Читаем Багратион. Бог рати он полностью

Да начать хотя бы с того: кто она, эта нежданная красавица, так в одночасье вскружившая ему голову? Фамилия ее ничего не говорила ему, а самому попытаться выведать что-либо о незнакомке значило выдать себя с головою, поставить в смешное положение, чего никак не могла допустить его самолюбивая и гордая натура. Только тут, в разговоре с тетей, он и мог получить ответы на все те вопросы, что вдруг захлестнули его с головою, привели, если уж говорить откровенно, в подлинное смятение, в каком он не находил себя даже в самых жестоких сражениях.

— Итак, кто же такая Скавронская? — Анна Александровна повторила вопрос и, чуть улыбаясь, посмотрела в лицо племянника. — Ты помнишь, князь Петр, ту зиму, когда мы с тобою оказались впервые на загородной даче Потемкина? Не умолкая гремела музыка в залах. Торжества, казалось, длились с утра до ночи и с рассвета до темна. И все по причине того, что дядюшка, светлейший князь, выдавал замуж двух любимых своих племянниц. Так вот одна из них, младшая, Катерина, была тогда повенчана с графом Скавронским, вскоре назначенным полномочным российским министром в Неаполитанское королевство. И та очаровательная красавица, во власти которой ты, Петр, так неожиданно оказался, — их дочь, как и ее мама, тоже — Екатерина.

Испарина выступила на лбу Багратиона. Ах да, Скавронская что-то говорила ему о своем детстве в Италии, назвала и отца, полномочного посланника…

Ныне же, поведала тетя, мама Скавронская — уже графиня Литти. Обе же ее дочери — старшая Екатерина и младшая Мария — невесты на выданье.

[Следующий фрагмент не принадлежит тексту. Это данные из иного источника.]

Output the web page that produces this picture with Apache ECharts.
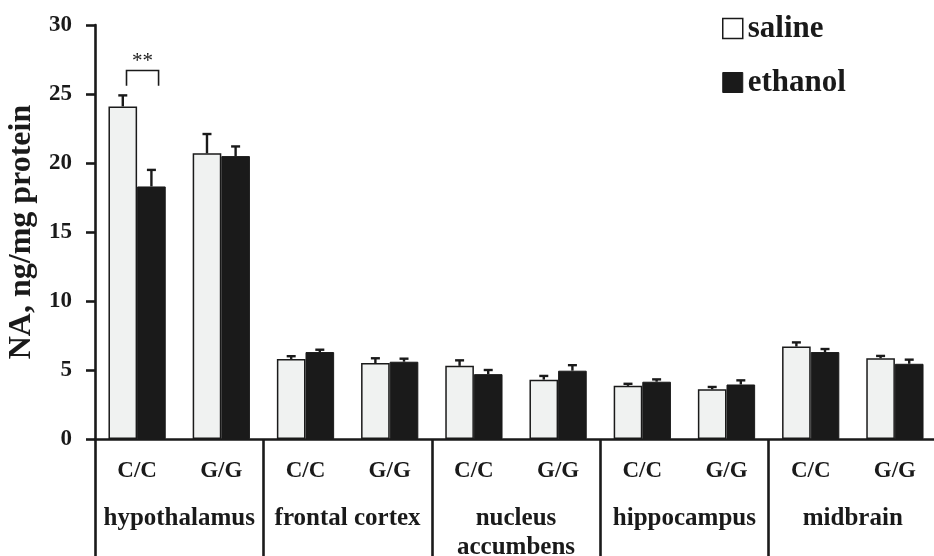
<!DOCTYPE html>
<html>
<head>
<meta charset="utf-8">
<script src="https://cdn.jsdelivr.net/npm/echarts@6/dist/echarts.min.js"></script>
<style>
html,body{margin:0;padding:0;background:#fff;}
#chart{width:934px;height:556px;}
</style>
</head>
<body>
<div id="chart"></div>
<script>
const categories = ['C/C','G/G','C/C','G/G','C/C','G/G','C/C','G/G','C/C','G/G'];
const regions = ['hypothalamus','frontal cortex','nucleus\naccumbens','hippocampus','midbrain'];
const salineMeans = [24.1, 20.7, 5.8, 5.5, 5.3, 4.3, 3.85, 3.6, 6.7, 5.85];
const salineErr   = [0.8, 1.4, 0.2, 0.35, 0.4, 0.27, 0.15, 0.17, 0.3, 0.17];
const ethanolMeans = [18.3, 20.5, 6.3, 5.6, 4.7, 4.95, 4.15, 3.95, 6.3, 5.45];
const ethanolErr   = [1.2, 0.7, 0.17, 0.22, 0.3, 0.4, 0.17, 0.3, 0.22, 0.3];
const yMin = 0, yMax = 30, yInterval = 5;
const yTitle = 'NA, ng/mg protein';
const seriesNames = ['saline','ethanol'];
// significance bracket: [category index, leg bottom value, bracket top value]
const sigBracket = [[0, 25.6, 26.7]];
const sigLabel = '**';

const FONT = "'Liberation Serif','Times New Roman',serif";
const INK = '#1a1a1a';
const BAR_FRAC = 0.34;

function errItem(side){
  return function(params, api){
    const i = api.value(0), m = api.value(1), e = api.value(2);
    const base = api.coord([i, m]);
    const top = api.coord([i, m + e]);
    const bw = api.size([1, 0])[0] * BAR_FRAC;
    const x = base[0] + side * bw / 2;
    const st = {stroke: INK, lineWidth: 2.4};
    return {type:'group', children:[
      {type:'line', shape:{x1:x, y1:base[1], x2:x, y2:top[1]}, style:st},
      {type:'line', shape:{x1:x-4.5, y1:top[1], x2:x+4.5, y2:top[1]}, style:st}
    ]};
  };
}

function bracketItem(params, api){
  const i = api.value(0), lo = api.value(1), hi = api.value(2);
  const c = api.coord([i, hi]);
  const b = api.coord([i, lo]);
  const bw = api.size([1, 0])[0] * BAR_FRAC;
  const l = c[0] - 0.37 * bw, r = c[0] + 0.75 * bw;
  const st = {stroke: INK, lineWidth: 1.6, fill: null};
  return {type:'group', children:[
    {type:'polyline', shape:{points:[[l,b[1]],[l,c[1]],[r,c[1]],[r,b[1]]]}, style:st},
    {type:'text', x:(l+r)/2, y:c[1]-9, style:{text:sigLabel, fill:INK, font:"21px " + FONT, textAlign:'center', textVerticalAlign:'middle'}}
  ]};
}

const chart = echarts.init(document.getElementById('chart'), null, {renderer:'canvas'});
chart.setOption({
  animation:false,
  backgroundColor:'#fff',
  grid:{left:95, right:-3, top:25, bottom:117, containLabel:false, outerBoundsMode:'none'},
  legend:{
    orient:'vertical', left:722, top:13, itemWidth:20, itemHeight:20, itemGap:23,
    padding:0, icon:'rect',
    textStyle:{fontFamily:FONT, fontWeight:'bold', fontSize:31, color:INK, padding:[0,0,0,0]},
    data:[
      {name:'saline', itemStyle:{color:'#fff', borderColor:INK, borderWidth:1.5}},
      {name:'ethanol', itemStyle:{color:INK, borderColor:INK, borderWidth:1}}
    ]
  },
  xAxis:[
    {type:'category', data:categories, gridIndex:0, position:'bottom',
     axisLine:{show:true, lineStyle:{color:INK, width:2.6}},
     axisTick:{show:false},
     axisLabel:{interval:0, margin:21, fontFamily:FONT, fontWeight:'bold', fontSize:23, color:INK},
     splitLine:{show:false}
    },
    {type:'category', data:regions, gridIndex:0, position:'bottom',
     axisLine:{show:false},
     axisTick:{show:true, length:118, lineStyle:{color:INK, width:2.6}},
     axisLabel:{interval:0, margin:65, fontFamily:FONT, fontWeight:'bold', fontSize:25, color:INK, lineHeight:29},
     splitLine:{show:false}
    }
  ],
  yAxis:{
    type:'value', min:yMin, max:yMax, interval:yInterval,
    name:yTitle, nameLocation:'middle', nameGap:47,
    nameTextStyle:{fontFamily:FONT, fontWeight:'bold', fontSize:32, color:INK},
    axisLine:{show:true, lineStyle:{color:INK, width:2.6}},
    axisTick:{show:true, length:9, lineStyle:{color:INK, width:2.6}},
    axisLabel:{margin:23, fontFamily:FONT, fontWeight:'bold', fontSize:23, color:INK},
    splitLine:{show:false}
  },
  series:[
    {name:'saline', type:'bar', xAxisIndex:0, data:salineMeans, barWidth:(BAR_FRAC*100)+'%', barGap:'0%',
     itemStyle:{color:'#f0f2f1', borderColor:INK, borderWidth:1.5}},
    {name:'ethanol', type:'bar', xAxisIndex:0, data:ethanolMeans, barWidth:(BAR_FRAC*100)+'%', barGap:'0%',
     itemStyle:{color:INK, borderColor:INK, borderWidth:1}},
    {name:'salineErr', type:'custom', xAxisIndex:0, z:5, renderItem:errItem(-1),
     data:salineMeans.map((m,i)=>[i, m, salineErr[i]])},
    {name:'ethanolErr', type:'custom', xAxisIndex:0, z:5, renderItem:errItem(1),
     data:ethanolMeans.map((m,i)=>[i, m, ethanolErr[i]])},
    {name:'sig', type:'custom', xAxisIndex:0, z:5, renderItem:bracketItem, data:sigBracket}
  ]
});
</script>
</body>
</html>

Причем невесты — одни из самых богатых в Санкт-Петербурге.

— Кстати, их дом — рядом с нами: на углу Большой Миллионной, рядом с Мраморным дворцом, — сказала тетя. — Видишь, как все оказалось просто. Впрочем…

Вот так всегда случается. Вокруг тебя люди знают многое из того, что должен знать именно ты сам. Однако ты — в неведении, они же сообщают тебе лишь то, что сами считают для тебя полезным. Да как можно, коли от того, что ты должен знать о предмете собственного чувства, зависит и твоя судьба, и твое счастье?

— Не томите меня, тетя, вы же убедились в том, что мною руководит не простое любопытство, — взмолился Багратион. — Представьте, пожалуйста, хотя бы на одно мгновение: вы что-то скроете от меня, но впоследствии это, утаенное, может обернуться причиною очень сложных обстоятельств.

— Князь Петр, ты же не мальчик. Сколько самых различных судеб вверяла тебе твоя военная планида, — издалека начала Анна Александровна. — И, я уверена, ты безошибочно определял в человеке главные его черты — трус он или безгранично отважен, пустой фанфарон или товарищ, всегда верный понятиям чести и верности долгу. Сбрось пелену с глаз, и ты, мой милый, без труда разглядишь все недостатки и, скажем условно, достоинства существа, тебя так сильно заинтересовавшего. Зачем, родной, ты вынуждаешь меня, близкого тебе человека, говорить то, что может самому тебе крайне не понравиться?

«Да-да, я знаю, о чем моей тете не хочется сказать мне прямо и откровенно, что, собственно говоря, вижу и я сам в предмете моего увлечения. Скавронская молода. Коли она родилась, скажем, в том тысяча семьсот восемьдесят втором году, когда я уже был зачислен на военную службу, ей теперь восемнадцать лет. Она без малого вдвое меня моложе. Но главное не это. Она — легкомысленна, избалованна, своенравна, постоянно озабочена лишь собственными удовольствиями и наслаждениями. Но разве сии качества — неискоренимые, разве они — врожденные пороки, а не черты молодости, веселого и беззаботного нрава, свойственного юности?»

Последнюю мысль князь Петр и высказал тете, дабы облегчить ее положение. Да, он сам видит то, что, может быть, смущает ее, проницательную «принцессу Борис», как с недавнего времени стали называть Анну Александровну Голицыну в высших кругах. «Принцесса» да с прибавлением мужского, мужнего, имени — дань очаровательной даме, обладающей вдобавок к своим совершенным женским качествам еще и острым, сильным и глубоким умом.

Что ж, от тетиного ума не ускользнуло именно то, о чем он сам теперь ей сказал. Но если, повторил он, сие не признак ветрености, эгоизма, крайней избалованности, а свидетельство лишь молодости и легкости нрава, так идущей к ее очаровательному ангельскому облику?